Requirement
Reproduce the data below in full and exclude every picture.

Data segment
** BEGIN **

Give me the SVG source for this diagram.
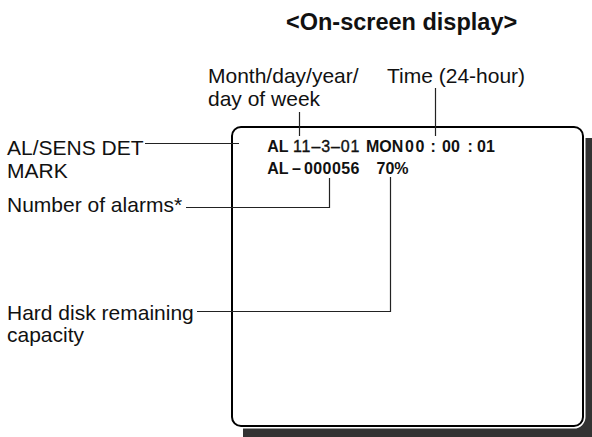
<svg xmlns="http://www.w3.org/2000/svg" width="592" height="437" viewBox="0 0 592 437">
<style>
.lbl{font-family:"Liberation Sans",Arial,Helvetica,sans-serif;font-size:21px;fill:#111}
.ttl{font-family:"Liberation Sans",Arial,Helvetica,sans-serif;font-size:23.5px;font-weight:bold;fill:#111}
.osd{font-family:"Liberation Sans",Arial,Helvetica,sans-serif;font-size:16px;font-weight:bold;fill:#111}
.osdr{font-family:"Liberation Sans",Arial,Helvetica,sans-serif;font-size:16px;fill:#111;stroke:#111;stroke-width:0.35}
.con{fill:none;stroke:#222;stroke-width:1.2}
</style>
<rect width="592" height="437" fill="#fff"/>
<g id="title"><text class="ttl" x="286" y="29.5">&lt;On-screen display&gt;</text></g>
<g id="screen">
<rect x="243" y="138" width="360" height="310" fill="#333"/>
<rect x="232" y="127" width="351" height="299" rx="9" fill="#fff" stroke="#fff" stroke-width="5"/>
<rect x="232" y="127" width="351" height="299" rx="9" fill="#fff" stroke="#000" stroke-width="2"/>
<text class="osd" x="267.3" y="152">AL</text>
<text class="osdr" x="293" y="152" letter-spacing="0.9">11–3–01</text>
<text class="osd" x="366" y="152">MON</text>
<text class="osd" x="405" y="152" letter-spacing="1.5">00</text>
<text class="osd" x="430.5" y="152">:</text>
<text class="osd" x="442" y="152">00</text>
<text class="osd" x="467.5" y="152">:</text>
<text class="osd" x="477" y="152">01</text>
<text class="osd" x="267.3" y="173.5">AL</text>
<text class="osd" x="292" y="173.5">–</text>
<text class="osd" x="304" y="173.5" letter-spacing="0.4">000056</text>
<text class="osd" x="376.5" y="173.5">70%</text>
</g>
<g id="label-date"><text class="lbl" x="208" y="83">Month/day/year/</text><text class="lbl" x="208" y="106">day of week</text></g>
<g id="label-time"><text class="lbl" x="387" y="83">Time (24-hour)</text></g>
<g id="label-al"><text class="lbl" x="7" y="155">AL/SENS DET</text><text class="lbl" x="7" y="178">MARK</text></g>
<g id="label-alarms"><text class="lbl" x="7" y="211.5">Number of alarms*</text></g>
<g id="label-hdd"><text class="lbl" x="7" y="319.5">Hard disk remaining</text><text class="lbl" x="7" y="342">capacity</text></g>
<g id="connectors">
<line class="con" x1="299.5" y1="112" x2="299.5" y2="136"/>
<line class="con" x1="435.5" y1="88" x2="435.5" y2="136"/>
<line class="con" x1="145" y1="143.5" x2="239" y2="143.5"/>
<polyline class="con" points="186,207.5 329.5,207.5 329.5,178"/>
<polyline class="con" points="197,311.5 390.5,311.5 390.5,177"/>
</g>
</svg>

** END **

Answer to this task
Give me the SVG source for this diagram.
<svg xmlns="http://www.w3.org/2000/svg" width="592" height="437" viewBox="0 0 592 437">
<style>
.lbl{font-family:"Liberation Sans",Arial,Helvetica,sans-serif;font-size:21px;fill:#111}
.ttl{font-family:"Liberation Sans",Arial,Helvetica,sans-serif;font-size:23.5px;font-weight:bold;fill:#111}
.osd{font-family:"Liberation Sans",Arial,Helvetica,sans-serif;font-size:16px;font-weight:bold;fill:#111}
.osdr{font-family:"Liberation Sans",Arial,Helvetica,sans-serif;font-size:16px;fill:#111;stroke:#111;stroke-width:0.35}
.con{fill:none;stroke:#222;stroke-width:1.2}
</style>
<rect width="592" height="437" fill="#fff"/>
<g id="title"><text class="ttl" x="286" y="29.5">&lt;On-screen display&gt;</text></g>
<g id="screen">
<rect x="243" y="138" width="360" height="310" fill="#333"/>
<rect x="232" y="127" width="351" height="299" rx="9" fill="#fff" stroke="#fff" stroke-width="5"/>
<rect x="232" y="127" width="351" height="299" rx="9" fill="#fff" stroke="#000" stroke-width="2"/>
<text class="osd" x="267.3" y="152">AL</text>
<text class="osdr" x="293" y="152" letter-spacing="0.9">11–3–01</text>
<text class="osd" x="366" y="152">MON</text>
<text class="osd" x="405" y="152" letter-spacing="1.5">00</text>
<text class="osd" x="430.5" y="152">:</text>
<text class="osd" x="442" y="152">00</text>
<text class="osd" x="467.5" y="152">:</text>
<text class="osd" x="477" y="152">01</text>
<text class="osd" x="267.3" y="173.5">AL</text>
<text class="osd" x="292" y="173.5">–</text>
<text class="osd" x="304" y="173.5" letter-spacing="0.4">000056</text>
<text class="osd" x="376.5" y="173.5">70%</text>
</g>
<g id="label-date"><text class="lbl" x="208" y="83">Month/day/year/</text><text class="lbl" x="208" y="106">day of week</text></g>
<g id="label-time"><text class="lbl" x="387" y="83">Time (24-hour)</text></g>
<g id="label-al"><text class="lbl" x="7" y="155">AL/SENS DET</text><text class="lbl" x="7" y="178">MARK</text></g>
<g id="label-alarms"><text class="lbl" x="7" y="211.5">Number of alarms*</text></g>
<g id="label-hdd"><text class="lbl" x="7" y="319.5">Hard disk remaining</text><text class="lbl" x="7" y="342">capacity</text></g>
<g id="connectors">
<line class="con" x1="299.5" y1="112" x2="299.5" y2="136"/>
<line class="con" x1="435.5" y1="88" x2="435.5" y2="136"/>
<line class="con" x1="145" y1="143.5" x2="239" y2="143.5"/>
<polyline class="con" points="186,207.5 329.5,207.5 329.5,178"/>
<polyline class="con" points="197,311.5 390.5,311.5 390.5,177"/>
</g>
</svg>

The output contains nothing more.